Reproduce the records below in full and without edits, omitting images.

** start of The input **

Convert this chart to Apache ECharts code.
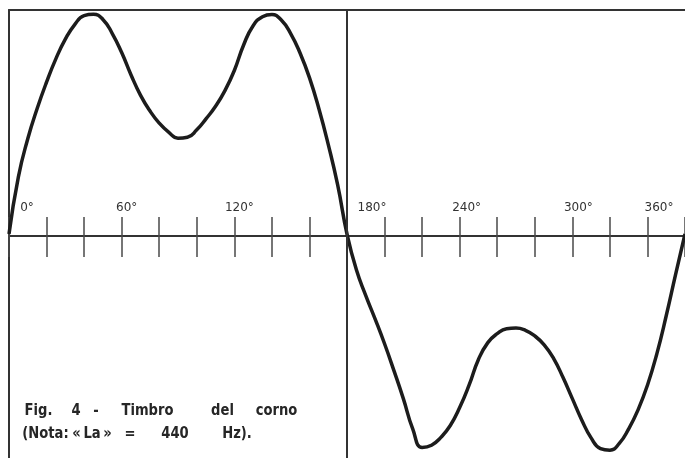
<!DOCTYPE html>
<html lang="it">
<head>
    <meta charset="UTF-8">
    <title>Timbro del corno</title>
    <script src="https://cdn.jsdelivr.net/npm/echarts@6/dist/echarts.min.js"></script>
</head>
<body style="margin:0;background:#fff;">
    <div id="main" style="width: 685px;height:458px;"></div>
</body>
<script>
    // angolo (gradi) e ampiezza, ogni 5 gradi
    var degrees = [0, 5, 10, 15, 20, 25, 30, 35, 40, 45, 50, 55, 60, 65, 70, 75, 80, 85, 90, 95, 100, 105, 110, 115, 120, 125, 130, 135, 140, 145, 150, 155, 160, 165, 170, 175, 180,
        185, 190, 195, 200, 205, 210, 215, 220, 225, 230, 235, 240, 245, 250, 255, 260, 265, 270, 275, 280, 285, 290, 295, 300, 305, 310, 315, 320, 325, 330, 335, 340, 345, 350, 355, 360];
    var amplitude = [0, 25.5, 42.5, 56, 67.8, 78.3, 87, 93.5, 97.5, 98.1, 95.8, 89.5, 81, 71, 62, 55, 49.5, 45.5, 42.8, 43.2, 46.5, 51.5, 57, 64, 73, 84.5, 93, 97, 98, 95.5, 89.5, 80.8, 69.8, 56, 40, 22, 0,
        -16, -27.5, -38, -49, -61, -73.5, -87, -95.3, -94.3, -90.8, -85.5, -77.5, -67.5, -56, -48.5, -44.5, -42.3, -42, -43, -45.5, -49.5, -55.5, -64, -73.5, -83, -91, -95.8, -96.5, -93.5, -87, -78.5, -67.5, -53.5, -36.5, -18, 0];
    var tickLabels = ['0°', '60°', '120°', '180°', '240°', '300°', '360°'];
    var caption1 = ['Fig.', '4', '-', 'Timbro', 'del', 'corno'];
    var caption2 = ['(Nota:', '«\u2009La\u2009»', '=', '440', 'Hz).'];

    // spostamento orizzontale delle etichette (come nel disegno originale)
    var labelShift = [18, 5, 5, 25, 7, 6, -26];

    var points = degrees.map(function (d, i) { return [d, amplitude[i]]; });

    var rich = {};
    labelShift.forEach(function (s, i) {
        rich['p' + i] = {
            fontFamily: 'DejaVu Sans',
            fontSize: 12,
            color: '#333',
            padding: s > 0 ? [0, 0, 0, 2 * s] : [0, -2 * s, 0, 0]
        };
    });

    // centro x di ogni parola della didascalia
    var x1 = [38.5, 76, 96, 147.5, 222.5, 276.5];
    var x2 = [45.5, 92, 130, 175, 237];
    var captionFont = 'bold 16px "DejaVu Sans"';
    var graphics = [];
    function word(w, x, y) {
        return {
            type: 'text', x: x, y: y, scaleX: 0.82,
            style: { text: w, font: captionFont, fill: '#262626', align: 'center', verticalAlign: 'middle' }
        };
    }
    caption1.forEach(function (w, i) { graphics.push(word(w, x1[i], 411)); });
    caption2.forEach(function (w, i) { graphics.push(word(w, x2[i], 434)); });

    var hidden = { show: false };
    var myChart = echarts.init(document.getElementById('main'));

    var option = {
        backgroundColor: '#fff',
        animation: false,
        grid: [
            { left: 9, top: 10, right: -2, bottom: -4 },
            { left: 9, top: 10, right: -2, height: 226 },
            { left: 9, top: 236, right: -2, bottom: -4 }
        ],
        xAxis: [{
            // bordo superiore
            gridIndex: 0, type: 'value', position: 'top', min: 0, max: 360,
            axisLine: { onZero: false, lineStyle: { color: '#333', width: 2 } },
            axisTick: hidden, axisLabel: hidden, splitLine: hidden
        }, {
            // asse orizzontale con etichette
            gridIndex: 1, type: 'value', position: 'bottom', min: 0, max: 360, interval: 20,
            axisLine: { onZero: false, lineStyle: { color: '#333', width: 2 } },
            axisTick: { show: true, inside: true, length: 19, lineStyle: { color: '#4a4a4a', width: 1.5 } },
            axisLabel: {
                inside: true,
                margin: 22,
                showMinLabel: true,
                showMaxLabel: true,
                formatter: function (v) {
                    if (v % 60 !== 0) return '';
                    var i = v / 60;
                    return '{p' + i + '|' + tickLabels[i] + '}';
                },
                rich: rich
            },
            splitLine: hidden
        }, {
            // tacche verso il basso
            gridIndex: 2, type: 'value', position: 'top', min: 0, max: 360, interval: 20,
            axisLine: { show: false, onZero: false },
            axisTick: { show: true, inside: true, length: 21, lineStyle: { color: '#4a4a4a', width: 1.5 } },
            axisLabel: hidden, splitLine: hidden
        }],
        yAxis: [{
            gridIndex: 0, type: 'value', min: -100, max: 100,
            axisLine: { show: true, onZero: false, lineStyle: { color: '#333', width: 2 } },
            axisTick: hidden, axisLabel: hidden, splitLine: hidden
        }, {
            gridIndex: 1, type: 'value', show: false
        }, {
            gridIndex: 2, type: 'value', show: false
        }],
        graphic: graphics,
        series: [{
            type: 'line',
            xAxisIndex: 0,
            yAxisIndex: 0,
            data: points,
            smooth: 0.5,
            showSymbol: false,
            lineStyle: { color: '#1c1c1c', width: 3.5 },
            markLine: {
                silent: true,
                symbol: 'none',
                label: { show: false },
                lineStyle: { color: '#333', width: 2, type: 'solid' },
                data: [{ xAxis: 180 }]
            }
        }]
    };

    myChart.setOption(option);
</script>
</html>
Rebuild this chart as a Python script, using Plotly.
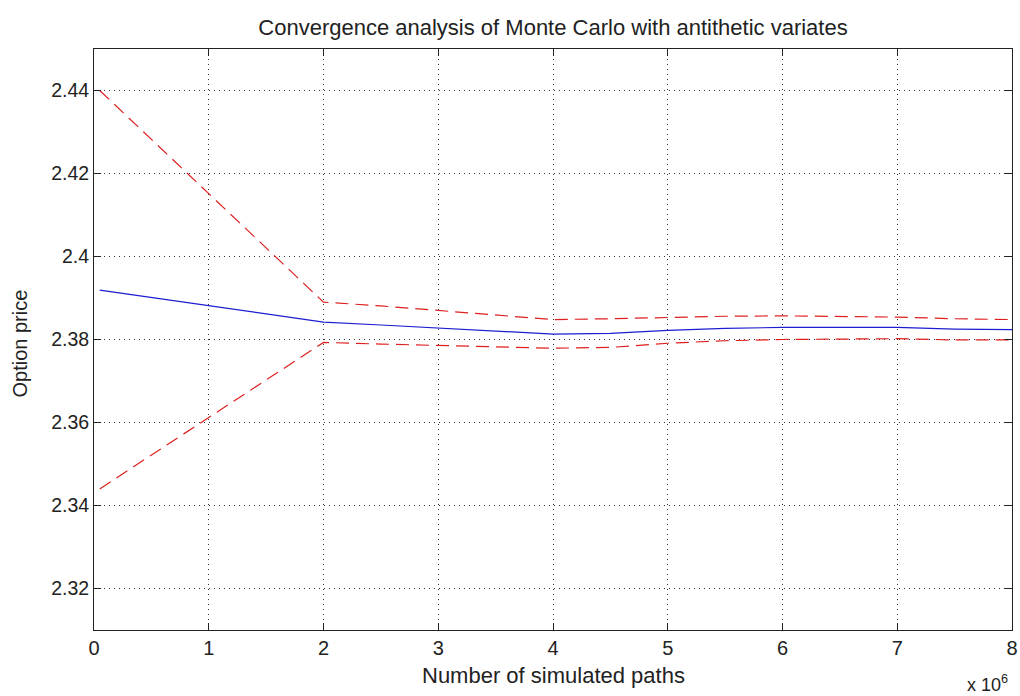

** end of The input **

**Complete response**.
Convert this chart to Apache ECharts code.
<!DOCTYPE html>
<html lang="it">
<head>
    <meta charset="UTF-8">
    <title>Timbro del corno</title>
    <script src="https://cdn.jsdelivr.net/npm/echarts@6/dist/echarts.min.js"></script>
</head>
<body style="margin:0;background:#fff;">
    <div id="main" style="width: 685px;height:458px;"></div>
</body>
<script>
    // angolo (gradi) e ampiezza, ogni 5 gradi
    var degrees = [0, 5, 10, 15, 20, 25, 30, 35, 40, 45, 50, 55, 60, 65, 70, 75, 80, 85, 90, 95, 100, 105, 110, 115, 120, 125, 130, 135, 140, 145, 150, 155, 160, 165, 170, 175, 180,
        185, 190, 195, 200, 205, 210, 215, 220, 225, 230, 235, 240, 245, 250, 255, 260, 265, 270, 275, 280, 285, 290, 295, 300, 305, 310, 315, 320, 325, 330, 335, 340, 345, 350, 355, 360];
    var amplitude = [0, 25.5, 42.5, 56, 67.8, 78.3, 87, 93.5, 97.5, 98.1, 95.8, 89.5, 81, 71, 62, 55, 49.5, 45.5, 42.8, 43.2, 46.5, 51.5, 57, 64, 73, 84.5, 93, 97, 98, 95.5, 89.5, 80.8, 69.8, 56, 40, 22, 0,
        -16, -27.5, -38, -49, -61, -73.5, -87, -95.3, -94.3, -90.8, -85.5, -77.5, -67.5, -56, -48.5, -44.5, -42.3, -42, -43, -45.5, -49.5, -55.5, -64, -73.5, -83, -91, -95.8, -96.5, -93.5, -87, -78.5, -67.5, -53.5, -36.5, -18, 0];
    var tickLabels = ['0°', '60°', '120°', '180°', '240°', '300°', '360°'];
    var caption1 = ['Fig.', '4', '-', 'Timbro', 'del', 'corno'];
    var caption2 = ['(Nota:', '«\u2009La\u2009»', '=', '440', 'Hz).'];

    // spostamento orizzontale delle etichette (come nel disegno originale)
    var labelShift = [18, 5, 5, 25, 7, 6, -26];

    var points = degrees.map(function (d, i) { return [d, amplitude[i]]; });

    var rich = {};
    labelShift.forEach(function (s, i) {
        rich['p' + i] = {
            fontFamily: 'DejaVu Sans',
            fontSize: 12,
            color: '#333',
            padding: s > 0 ? [0, 0, 0, 2 * s] : [0, -2 * s, 0, 0]
        };
    });

    // centro x di ogni parola della didascalia
    var x1 = [38.5, 76, 96, 147.5, 222.5, 276.5];
    var x2 = [45.5, 92, 130, 175, 237];
    var captionFont = 'bold 16px "DejaVu Sans"';
    var graphics = [];
    function word(w, x, y) {
        return {
            type: 'text', x: x, y: y, scaleX: 0.82,
            style: { text: w, font: captionFont, fill: '#262626', align: 'center', verticalAlign: 'middle' }
        };
    }
    caption1.forEach(function (w, i) { graphics.push(word(w, x1[i], 411)); });
    caption2.forEach(function (w, i) { graphics.push(word(w, x2[i], 434)); });

    var hidden = { show: false };
    var myChart = echarts.init(document.getElementById('main'));

    var option = {
        backgroundColor: '#fff',
        animation: false,
        grid: [
            { left: 9, top: 10, right: -2, bottom: -4 },
            { left: 9, top: 10, right: -2, height: 226 },
            { left: 9, top: 236, right: -2, bottom: -4 }
        ],
        xAxis: [{
            // bordo superiore
            gridIndex: 0, type: 'value', position: 'top', min: 0, max: 360,
            axisLine: { onZero: false, lineStyle: { color: '#333', width: 2 } },
            axisTick: hidden, axisLabel: hidden, splitLine: hidden
        }, {
            // asse orizzontale con etichette
            gridIndex: 1, type: 'value', position: 'bottom', min: 0, max: 360, interval: 20,
            axisLine: { onZero: false, lineStyle: { color: '#333', width: 2 } },
            axisTick: { show: true, inside: true, length: 19, lineStyle: { color: '#4a4a4a', width: 1.5 } },
            axisLabel: {
                inside: true,
                margin: 22,
                showMinLabel: true,
                showMaxLabel: true,
                formatter: function (v) {
                    if (v % 60 !== 0) return '';
                    var i = v / 60;
                    return '{p' + i + '|' + tickLabels[i] + '}';
                },
                rich: rich
            },
            splitLine: hidden
        }, {
            // tacche verso il basso
            gridIndex: 2, type: 'value', position: 'top', min: 0, max: 360, interval: 20,
            axisLine: { show: false, onZero: false },
            axisTick: { show: true, inside: true, length: 21, lineStyle: { color: '#4a4a4a', width: 1.5 } },
            axisLabel: hidden, splitLine: hidden
        }],
        yAxis: [{
            gridIndex: 0, type: 'value', min: -100, max: 100,
            axisLine: { show: true, onZero: false, lineStyle: { color: '#333', width: 2 } },
            axisTick: hidden, axisLabel: hidden, splitLine: hidden
        }, {
            gridIndex: 1, type: 'value', show: false
        }, {
            gridIndex: 2, type: 'value', show: false
        }],
        graphic: graphics,
        series: [{
            type: 'line',
            xAxisIndex: 0,
            yAxisIndex: 0,
            data: points,
            smooth: 0.5,
            showSymbol: false,
            lineStyle: { color: '#1c1c1c', width: 3.5 },
            markLine: {
                silent: true,
                symbol: 'none',
                label: { show: false },
                lineStyle: { color: '#333', width: 2, type: 'solid' },
                data: [{ xAxis: 180 }]
            }
        }]
    };

    myChart.setOption(option);
</script>
</html>
Rebuild this chart as a Python script, using Plotly.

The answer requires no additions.